DATA EXTRACT:
****************
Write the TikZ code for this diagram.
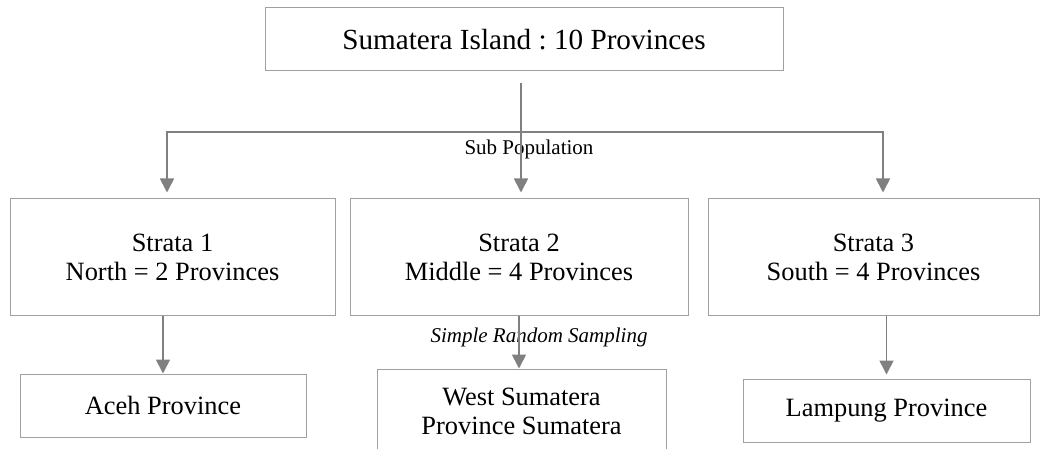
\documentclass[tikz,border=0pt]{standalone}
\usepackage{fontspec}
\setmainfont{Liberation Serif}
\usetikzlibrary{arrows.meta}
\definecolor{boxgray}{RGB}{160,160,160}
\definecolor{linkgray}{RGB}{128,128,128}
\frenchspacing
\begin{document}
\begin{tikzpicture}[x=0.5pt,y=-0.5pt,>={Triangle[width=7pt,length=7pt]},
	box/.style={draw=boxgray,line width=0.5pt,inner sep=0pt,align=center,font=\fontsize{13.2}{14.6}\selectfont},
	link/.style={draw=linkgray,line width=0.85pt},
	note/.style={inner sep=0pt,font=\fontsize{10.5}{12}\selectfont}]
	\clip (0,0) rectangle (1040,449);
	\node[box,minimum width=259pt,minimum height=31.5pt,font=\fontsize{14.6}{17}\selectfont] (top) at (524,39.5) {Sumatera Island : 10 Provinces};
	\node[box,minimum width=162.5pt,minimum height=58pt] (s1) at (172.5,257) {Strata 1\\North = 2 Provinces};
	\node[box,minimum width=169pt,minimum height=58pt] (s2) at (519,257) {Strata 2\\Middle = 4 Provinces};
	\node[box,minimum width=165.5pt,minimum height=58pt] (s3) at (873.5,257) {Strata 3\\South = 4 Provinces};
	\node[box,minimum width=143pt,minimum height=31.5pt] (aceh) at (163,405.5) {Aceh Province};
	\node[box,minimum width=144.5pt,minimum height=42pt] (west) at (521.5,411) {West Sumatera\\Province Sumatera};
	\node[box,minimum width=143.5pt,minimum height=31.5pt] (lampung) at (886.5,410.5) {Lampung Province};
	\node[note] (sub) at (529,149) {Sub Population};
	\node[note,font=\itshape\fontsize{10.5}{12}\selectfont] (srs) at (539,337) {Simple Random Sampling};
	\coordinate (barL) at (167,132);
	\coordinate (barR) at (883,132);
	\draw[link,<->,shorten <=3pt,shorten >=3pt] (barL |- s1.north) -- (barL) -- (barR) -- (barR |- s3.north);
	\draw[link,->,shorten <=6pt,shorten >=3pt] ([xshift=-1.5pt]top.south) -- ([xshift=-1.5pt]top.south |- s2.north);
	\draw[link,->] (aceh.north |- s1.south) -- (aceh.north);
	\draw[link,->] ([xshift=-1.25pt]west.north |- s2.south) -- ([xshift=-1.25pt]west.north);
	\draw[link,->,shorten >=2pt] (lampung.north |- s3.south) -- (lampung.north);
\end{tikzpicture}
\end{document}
****************
WHAT TO PRODUCE:
Retype the listing exactly. Pictures do not belong in the copy.

SOLUTION TO THIS EXERCISE:
Write the TikZ code for this diagram.
\documentclass[tikz,border=0pt]{standalone}
\usepackage{fontspec}
\setmainfont{Liberation Serif}
\usetikzlibrary{arrows.meta}
\definecolor{boxgray}{RGB}{160,160,160}
\definecolor{linkgray}{RGB}{128,128,128}
\frenchspacing
\begin{document}
\begin{tikzpicture}[x=0.5pt,y=-0.5pt,>={Triangle[width=7pt,length=7pt]},
	box/.style={draw=boxgray,line width=0.5pt,inner sep=0pt,align=center,font=\fontsize{13.2}{14.6}\selectfont},
	link/.style={draw=linkgray,line width=0.85pt},
	note/.style={inner sep=0pt,font=\fontsize{10.5}{12}\selectfont}]
	\clip (0,0) rectangle (1040,449);
	\node[box,minimum width=259pt,minimum height=31.5pt,font=\fontsize{14.6}{17}\selectfont] (top) at (524,39.5) {Sumatera Island : 10 Provinces};
	\node[box,minimum width=162.5pt,minimum height=58pt] (s1) at (172.5,257) {Strata 1\\North = 2 Provinces};
	\node[box,minimum width=169pt,minimum height=58pt] (s2) at (519,257) {Strata 2\\Middle = 4 Provinces};
	\node[box,minimum width=165.5pt,minimum height=58pt] (s3) at (873.5,257) {Strata 3\\South = 4 Provinces};
	\node[box,minimum width=143pt,minimum height=31.5pt] (aceh) at (163,405.5) {Aceh Province};
	\node[box,minimum width=144.5pt,minimum height=42pt] (west) at (521.5,411) {West Sumatera\\Province Sumatera};
	\node[box,minimum width=143.5pt,minimum height=31.5pt] (lampung) at (886.5,410.5) {Lampung Province};
	\node[note] (sub) at (529,149) {Sub Population};
	\node[note,font=\itshape\fontsize{10.5}{12}\selectfont] (srs) at (539,337) {Simple Random Sampling};
	\coordinate (barL) at (167,132);
	\coordinate (barR) at (883,132);
	\draw[link,<->,shorten <=3pt,shorten >=3pt] (barL |- s1.north) -- (barL) -- (barR) -- (barR |- s3.north);
	\draw[link,->,shorten <=6pt,shorten >=3pt] ([xshift=-1.5pt]top.south) -- ([xshift=-1.5pt]top.south |- s2.north);
	\draw[link,->] (aceh.north |- s1.south) -- (aceh.north);
	\draw[link,->] ([xshift=-1.25pt]west.north |- s2.south) -- ([xshift=-1.25pt]west.north);
	\draw[link,->,shorten >=2pt] (lampung.north |- s3.south) -- (lampung.north);
\end{tikzpicture}
\end{document}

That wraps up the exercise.